§ Code that draws figures:
<<<<

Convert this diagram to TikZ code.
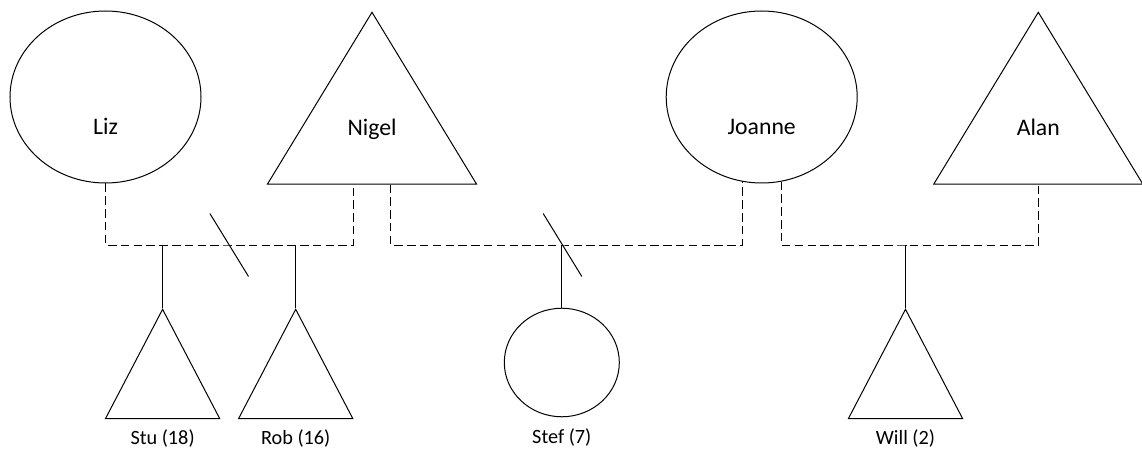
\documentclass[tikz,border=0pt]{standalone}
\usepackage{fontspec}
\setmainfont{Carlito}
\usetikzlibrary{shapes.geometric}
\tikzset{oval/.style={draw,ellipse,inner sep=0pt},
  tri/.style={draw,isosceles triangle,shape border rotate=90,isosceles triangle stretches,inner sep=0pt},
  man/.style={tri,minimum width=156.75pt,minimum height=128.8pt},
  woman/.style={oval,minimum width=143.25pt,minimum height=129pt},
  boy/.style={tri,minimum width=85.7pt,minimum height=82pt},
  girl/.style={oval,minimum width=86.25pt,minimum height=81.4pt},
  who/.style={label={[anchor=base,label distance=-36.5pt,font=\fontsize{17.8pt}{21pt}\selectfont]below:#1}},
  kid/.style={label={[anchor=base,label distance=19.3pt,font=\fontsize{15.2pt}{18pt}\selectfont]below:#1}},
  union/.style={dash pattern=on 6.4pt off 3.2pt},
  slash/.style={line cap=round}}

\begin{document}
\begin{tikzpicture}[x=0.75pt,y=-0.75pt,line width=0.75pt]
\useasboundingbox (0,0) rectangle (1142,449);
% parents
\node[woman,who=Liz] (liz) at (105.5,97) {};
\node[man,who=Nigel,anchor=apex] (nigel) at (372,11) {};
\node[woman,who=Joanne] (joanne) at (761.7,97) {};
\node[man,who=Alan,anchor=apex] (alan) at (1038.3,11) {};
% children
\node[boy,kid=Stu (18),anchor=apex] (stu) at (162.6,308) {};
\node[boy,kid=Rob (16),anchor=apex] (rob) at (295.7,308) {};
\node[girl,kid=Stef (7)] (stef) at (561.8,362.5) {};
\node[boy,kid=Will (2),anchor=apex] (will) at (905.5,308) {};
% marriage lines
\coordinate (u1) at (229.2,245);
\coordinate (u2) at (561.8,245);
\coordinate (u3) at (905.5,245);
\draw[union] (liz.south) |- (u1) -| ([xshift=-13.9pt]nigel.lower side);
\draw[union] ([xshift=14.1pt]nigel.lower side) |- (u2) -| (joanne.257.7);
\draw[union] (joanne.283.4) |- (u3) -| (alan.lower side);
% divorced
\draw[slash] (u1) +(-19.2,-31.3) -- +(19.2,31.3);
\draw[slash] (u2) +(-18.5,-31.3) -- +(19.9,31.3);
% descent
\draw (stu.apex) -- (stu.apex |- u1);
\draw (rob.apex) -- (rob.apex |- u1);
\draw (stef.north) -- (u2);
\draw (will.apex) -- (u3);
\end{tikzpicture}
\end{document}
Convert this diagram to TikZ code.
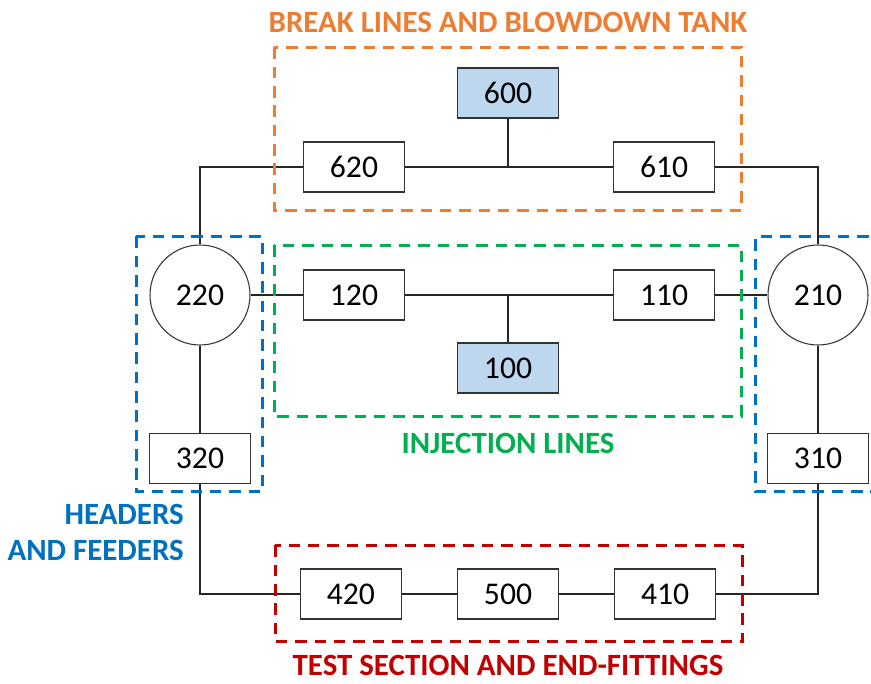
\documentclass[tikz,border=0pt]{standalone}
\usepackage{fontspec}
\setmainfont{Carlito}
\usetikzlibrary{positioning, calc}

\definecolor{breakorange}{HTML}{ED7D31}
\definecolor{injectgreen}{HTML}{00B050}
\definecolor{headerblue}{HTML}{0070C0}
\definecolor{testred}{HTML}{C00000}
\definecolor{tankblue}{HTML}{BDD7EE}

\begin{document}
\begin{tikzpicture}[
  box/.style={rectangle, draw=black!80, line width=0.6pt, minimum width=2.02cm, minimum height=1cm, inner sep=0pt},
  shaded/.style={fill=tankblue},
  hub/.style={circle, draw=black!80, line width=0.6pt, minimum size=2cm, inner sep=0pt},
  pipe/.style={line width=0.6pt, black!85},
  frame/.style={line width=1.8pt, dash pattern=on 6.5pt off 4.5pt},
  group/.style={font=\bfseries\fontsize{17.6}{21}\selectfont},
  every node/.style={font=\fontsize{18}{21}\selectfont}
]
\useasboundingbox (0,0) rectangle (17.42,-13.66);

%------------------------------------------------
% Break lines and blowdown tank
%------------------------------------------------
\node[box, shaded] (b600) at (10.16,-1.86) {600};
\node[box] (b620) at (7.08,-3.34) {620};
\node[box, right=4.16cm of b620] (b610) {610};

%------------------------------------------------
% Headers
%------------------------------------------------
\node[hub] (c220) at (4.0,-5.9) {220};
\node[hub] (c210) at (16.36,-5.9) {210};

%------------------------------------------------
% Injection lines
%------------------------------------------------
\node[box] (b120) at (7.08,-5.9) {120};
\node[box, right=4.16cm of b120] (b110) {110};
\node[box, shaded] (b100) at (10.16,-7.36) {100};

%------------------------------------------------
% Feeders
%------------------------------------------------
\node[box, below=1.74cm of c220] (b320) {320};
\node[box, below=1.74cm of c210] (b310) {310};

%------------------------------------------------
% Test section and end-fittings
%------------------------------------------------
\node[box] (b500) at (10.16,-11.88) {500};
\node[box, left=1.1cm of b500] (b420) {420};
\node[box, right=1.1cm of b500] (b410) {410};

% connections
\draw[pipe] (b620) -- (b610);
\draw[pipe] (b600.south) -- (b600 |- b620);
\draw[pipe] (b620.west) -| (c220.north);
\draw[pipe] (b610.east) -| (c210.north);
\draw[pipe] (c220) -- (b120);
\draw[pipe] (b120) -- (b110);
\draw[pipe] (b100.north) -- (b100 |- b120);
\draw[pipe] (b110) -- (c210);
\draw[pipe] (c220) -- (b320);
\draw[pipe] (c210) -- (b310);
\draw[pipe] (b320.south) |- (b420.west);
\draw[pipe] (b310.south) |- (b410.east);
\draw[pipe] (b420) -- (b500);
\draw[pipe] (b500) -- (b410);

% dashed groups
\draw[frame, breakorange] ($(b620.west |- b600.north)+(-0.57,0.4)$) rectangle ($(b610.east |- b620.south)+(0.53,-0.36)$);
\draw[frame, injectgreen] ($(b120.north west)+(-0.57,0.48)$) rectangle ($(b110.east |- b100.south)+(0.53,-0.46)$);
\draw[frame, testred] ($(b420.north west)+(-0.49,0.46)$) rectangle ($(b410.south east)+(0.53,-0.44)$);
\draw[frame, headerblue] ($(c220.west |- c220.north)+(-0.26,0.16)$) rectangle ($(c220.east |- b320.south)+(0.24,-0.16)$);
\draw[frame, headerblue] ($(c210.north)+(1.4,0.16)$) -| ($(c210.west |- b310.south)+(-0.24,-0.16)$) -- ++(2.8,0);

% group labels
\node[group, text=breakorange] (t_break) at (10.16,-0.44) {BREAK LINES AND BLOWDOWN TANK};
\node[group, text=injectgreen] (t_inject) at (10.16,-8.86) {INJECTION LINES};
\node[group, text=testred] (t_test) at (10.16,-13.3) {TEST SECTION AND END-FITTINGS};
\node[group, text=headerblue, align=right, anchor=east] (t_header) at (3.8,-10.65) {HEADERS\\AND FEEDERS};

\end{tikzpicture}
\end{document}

>>>>

§ TASK OBJECTIVE: Write out the listing above exactly as it stands, pictures excluded.

§ RESULT OF THIS EXERCISE:
Convert this diagram to TikZ code.
\documentclass[tikz,border=0pt]{standalone}
\usepackage{fontspec}
\setmainfont{Carlito}
\usetikzlibrary{shapes.geometric}
\tikzset{oval/.style={draw,ellipse,inner sep=0pt},
  tri/.style={draw,isosceles triangle,shape border rotate=90,isosceles triangle stretches,inner sep=0pt},
  man/.style={tri,minimum width=156.75pt,minimum height=128.8pt},
  woman/.style={oval,minimum width=143.25pt,minimum height=129pt},
  boy/.style={tri,minimum width=85.7pt,minimum height=82pt},
  girl/.style={oval,minimum width=86.25pt,minimum height=81.4pt},
  who/.style={label={[anchor=base,label distance=-36.5pt,font=\fontsize{17.8pt}{21pt}\selectfont]below:#1}},
  kid/.style={label={[anchor=base,label distance=19.3pt,font=\fontsize{15.2pt}{18pt}\selectfont]below:#1}},
  union/.style={dash pattern=on 6.4pt off 3.2pt},
  slash/.style={line cap=round}}

\begin{document}
\begin{tikzpicture}[x=0.75pt,y=-0.75pt,line width=0.75pt]
\useasboundingbox (0,0) rectangle (1142,449);
% parents
\node[woman,who=Liz] (liz) at (105.5,97) {};
\node[man,who=Nigel,anchor=apex] (nigel) at (372,11) {};
\node[woman,who=Joanne] (joanne) at (761.7,97) {};
\node[man,who=Alan,anchor=apex] (alan) at (1038.3,11) {};
% children
\node[boy,kid=Stu (18),anchor=apex] (stu) at (162.6,308) {};
\node[boy,kid=Rob (16),anchor=apex] (rob) at (295.7,308) {};
\node[girl,kid=Stef (7)] (stef) at (561.8,362.5) {};
\node[boy,kid=Will (2),anchor=apex] (will) at (905.5,308) {};
% marriage lines
\coordinate (u1) at (229.2,245);
\coordinate (u2) at (561.8,245);
\coordinate (u3) at (905.5,245);
\draw[union] (liz.south) |- (u1) -| ([xshift=-13.9pt]nigel.lower side);
\draw[union] ([xshift=14.1pt]nigel.lower side) |- (u2) -| (joanne.257.7);
\draw[union] (joanne.283.4) |- (u3) -| (alan.lower side);
% divorced
\draw[slash] (u1) +(-19.2,-31.3) -- +(19.2,31.3);
\draw[slash] (u2) +(-18.5,-31.3) -- +(19.9,31.3);
% descent
\draw (stu.apex) -- (stu.apex |- u1);
\draw (rob.apex) -- (rob.apex |- u1);
\draw (stef.north) -- (u2);
\draw (will.apex) -- (u3);
\end{tikzpicture}
\end{document}
Convert this diagram to TikZ code.
\documentclass[tikz,border=0pt]{standalone}
\usepackage{fontspec}
\setmainfont{Carlito}
\usetikzlibrary{positioning, calc}

\definecolor{breakorange}{HTML}{ED7D31}
\definecolor{injectgreen}{HTML}{00B050}
\definecolor{headerblue}{HTML}{0070C0}
\definecolor{testred}{HTML}{C00000}
\definecolor{tankblue}{HTML}{BDD7EE}

\begin{document}
\begin{tikzpicture}[
  box/.style={rectangle, draw=black!80, line width=0.6pt, minimum width=2.02cm, minimum height=1cm, inner sep=0pt},
  shaded/.style={fill=tankblue},
  hub/.style={circle, draw=black!80, line width=0.6pt, minimum size=2cm, inner sep=0pt},
  pipe/.style={line width=0.6pt, black!85},
  frame/.style={line width=1.8pt, dash pattern=on 6.5pt off 4.5pt},
  group/.style={font=\bfseries\fontsize{17.6}{21}\selectfont},
  every node/.style={font=\fontsize{18}{21}\selectfont}
]
\useasboundingbox (0,0) rectangle (17.42,-13.66);

%------------------------------------------------
% Break lines and blowdown tank
%------------------------------------------------
\node[box, shaded] (b600) at (10.16,-1.86) {600};
\node[box] (b620) at (7.08,-3.34) {620};
\node[box, right=4.16cm of b620] (b610) {610};

%------------------------------------------------
% Headers
%------------------------------------------------
\node[hub] (c220) at (4.0,-5.9) {220};
\node[hub] (c210) at (16.36,-5.9) {210};

%------------------------------------------------
% Injection lines
%------------------------------------------------
\node[box] (b120) at (7.08,-5.9) {120};
\node[box, right=4.16cm of b120] (b110) {110};
\node[box, shaded] (b100) at (10.16,-7.36) {100};

%------------------------------------------------
% Feeders
%------------------------------------------------
\node[box, below=1.74cm of c220] (b320) {320};
\node[box, below=1.74cm of c210] (b310) {310};

%------------------------------------------------
% Test section and end-fittings
%------------------------------------------------
\node[box] (b500) at (10.16,-11.88) {500};
\node[box, left=1.1cm of b500] (b420) {420};
\node[box, right=1.1cm of b500] (b410) {410};

% connections
\draw[pipe] (b620) -- (b610);
\draw[pipe] (b600.south) -- (b600 |- b620);
\draw[pipe] (b620.west) -| (c220.north);
\draw[pipe] (b610.east) -| (c210.north);
\draw[pipe] (c220) -- (b120);
\draw[pipe] (b120) -- (b110);
\draw[pipe] (b100.north) -- (b100 |- b120);
\draw[pipe] (b110) -- (c210);
\draw[pipe] (c220) -- (b320);
\draw[pipe] (c210) -- (b310);
\draw[pipe] (b320.south) |- (b420.west);
\draw[pipe] (b310.south) |- (b410.east);
\draw[pipe] (b420) -- (b500);
\draw[pipe] (b500) -- (b410);

% dashed groups
\draw[frame, breakorange] ($(b620.west |- b600.north)+(-0.57,0.4)$) rectangle ($(b610.east |- b620.south)+(0.53,-0.36)$);
\draw[frame, injectgreen] ($(b120.north west)+(-0.57,0.48)$) rectangle ($(b110.east |- b100.south)+(0.53,-0.46)$);
\draw[frame, testred] ($(b420.north west)+(-0.49,0.46)$) rectangle ($(b410.south east)+(0.53,-0.44)$);
\draw[frame, headerblue] ($(c220.west |- c220.north)+(-0.26,0.16)$) rectangle ($(c220.east |- b320.south)+(0.24,-0.16)$);
\draw[frame, headerblue] ($(c210.north)+(1.4,0.16)$) -| ($(c210.west |- b310.south)+(-0.24,-0.16)$) -- ++(2.8,0);

% group labels
\node[group, text=breakorange] (t_break) at (10.16,-0.44) {BREAK LINES AND BLOWDOWN TANK};
\node[group, text=injectgreen] (t_inject) at (10.16,-8.86) {INJECTION LINES};
\node[group, text=testred] (t_test) at (10.16,-13.3) {TEST SECTION AND END-FITTINGS};
\node[group, text=headerblue, align=right, anchor=east] (t_header) at (3.8,-10.65) {HEADERS\\AND FEEDERS};

\end{tikzpicture}
\end{document}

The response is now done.